Die Auster Michael
Nachdem ich kurz nach seinem Tod vor allem bei einigen seiner Fans wegen meiner Meinung über Michaels Kinderliebe ins Fettnäpfchen getreten war (nach dem Motto: „Wen wir lieben, der schändet nicht“), habe ich über Herrn Jackson genau so viel nachgedacht wie zu seinen Lebzeiten. Nämlich gar nicht.
Aber weil man mir derzeit – mit dem Tribute hat es ja nicht so recht geklappt – auf öffentlichen Plakaten dubiose Michael-Jackson-Shows und -Filme anbietet, habe ich mir das Ganze nochmals durch den Kopf gehen lassen und bin zu dem Schluss gekommen: Michael Jackson ist wahrscheinlich kein Kinderschänder gewesen, sondern die tragische Figur eines real existierenden Peter Pan, also im unschuldigen vor- oder frühsexuellen Stadium hängen geblieben.
Es kommt zwar in den besten Familien vor, dass ehemalige Opfer zu Tätern werden, aber Michael war, glaube ich, bloß ein armes Schwein.
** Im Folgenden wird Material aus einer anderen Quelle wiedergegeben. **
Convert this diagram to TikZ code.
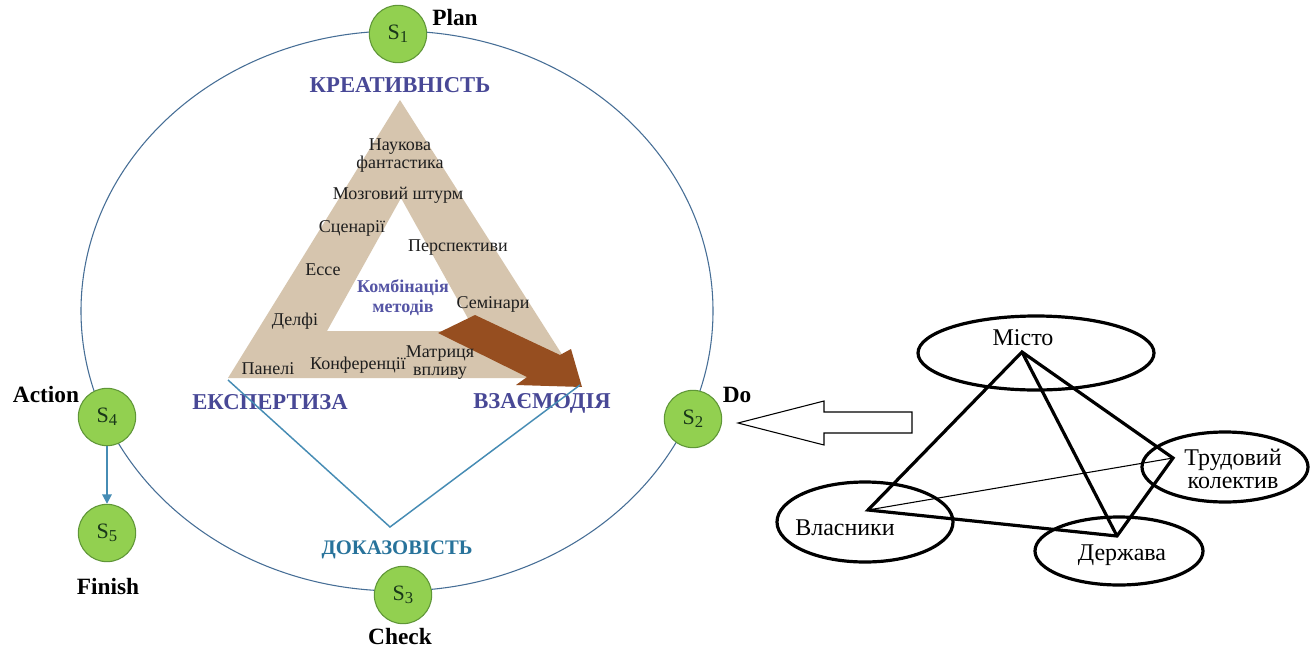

Sein ganzes Leben wurde er nur ausgebeutet, zuerst von seinem bösen Vati, dann von seiner Schallplattenfirma, schließlich von seinen falschen Freunden.
So toll war der doch gar nicht
Weil, sind wir uns doch ehrlich: So toll war der doch gar nicht. Es hat gut tanzen und sich in den Schritt fassen können, und sein Gesang war auch o.k. Aber dass sich seine LPs so gut verkauft haben, liegt für mich daran, dass man für seine mit sehr viel Geld produzierten Nummern mit einem unglaublichen Marketingbudget geworben hat.
Und dass er der richtige Schwarze zum richtigen Zeitpunkt war. „Richtiger Schwarzer“ nämlich deswegen, weil er ja allem Anschein nach gar keiner sein wollte. Man hatte also keinen aufmüpfigen „Nigger“ zu befürchten, konnte sich vielmehr an jemandem erfreuen, der seine Rasse verleugnet hat.
Und dann hat dieses arme Hascherl irgendwie nicht gewusst, was es mit dem vielen Geld tun soll. Und so haben es seine „Freunde“ ausgepresst wie eine Zitrone. Oder die Zitronen waren nur dazu da, die Auster Michael zu würzen, die man genüsslich ausgeschlürft hat.
Schlösser und Kinderspielplätze
Ein bisschen Taschengeld ist doch übrig geblieben, und mit dem hat er sich so tolle Sachen wie Schlösser und Kinderspielplätze kaufen können. Und dort hat er dann mit den Kindern gespielt.
Ich meine das eindeutig: Ich glaube, er hat nur Nähe gesucht und es war alles ganz harmlos gemeint. Vielleicht war es nicht einmal gemeint, sondern Michael hat unbewusst seine verlorene Kindheit nachzuholen versucht. Ich denke, alle Wunderkinder brauchen das, aber nur die wenigsten können sich diesen Traum erfüllen.
Hau mich, ich greif mir an die Nudel
Ich finde, dazu passt, dass er etwas, das man in jedem besseren Pantomime-Kurs lernt, Moonwalk genannt hat. Klein Michael wollte endlich den Mann im Mond kennen lernen. Der hätte ihn dann aus seiner lebenslangen Sklaverei befreit.
Sollte er also wirklich nichts Schändliches gemacht und das viele Schweigegeld ganz umsonst ausgegeben haben?
Was ist schließlich mit seiner berühmten Geste? Ist die nicht eindeutig sexueller Natur? – Ich denke: nein. Für mich ist das bloß eine „schlimme Handlung“, die ein kleiner Bub so lange wiederholt, bis es selbst seinem bösen Vati zu langweilig wird und der ihn nicht mehr bestraft.
Eine andere traurige Geschichte
Keine Schläge – also „Zuwendung“ – mehr, und dann jubeln ihm die Fans jedes Mal dafür zu. Und zu seiner jämmerlichen Zirkuspferd-Nummer „Moonwalk” kreischen sie, als ob das was Besonderes wäre.
Armer Michael. So einsam war wohl kaum ein anderer Superreicher. Und dann hat er nur noch Geld, aber keinen Erfolg mehr. Und dann hat er auch kein Geld mehr. Jetzt kassieren noch ein paar in oder mit seinem Namen ab, und das war‘s dann.
Denn ich bin der Meinung, dass von Michael Jackson nicht viel bleiben wird, also musikalisch. Schließlich kann man sich nicht einmal mehr Prince anhören, und der war wenigstens originell. Aber das ist eine andere traurige Geschichte.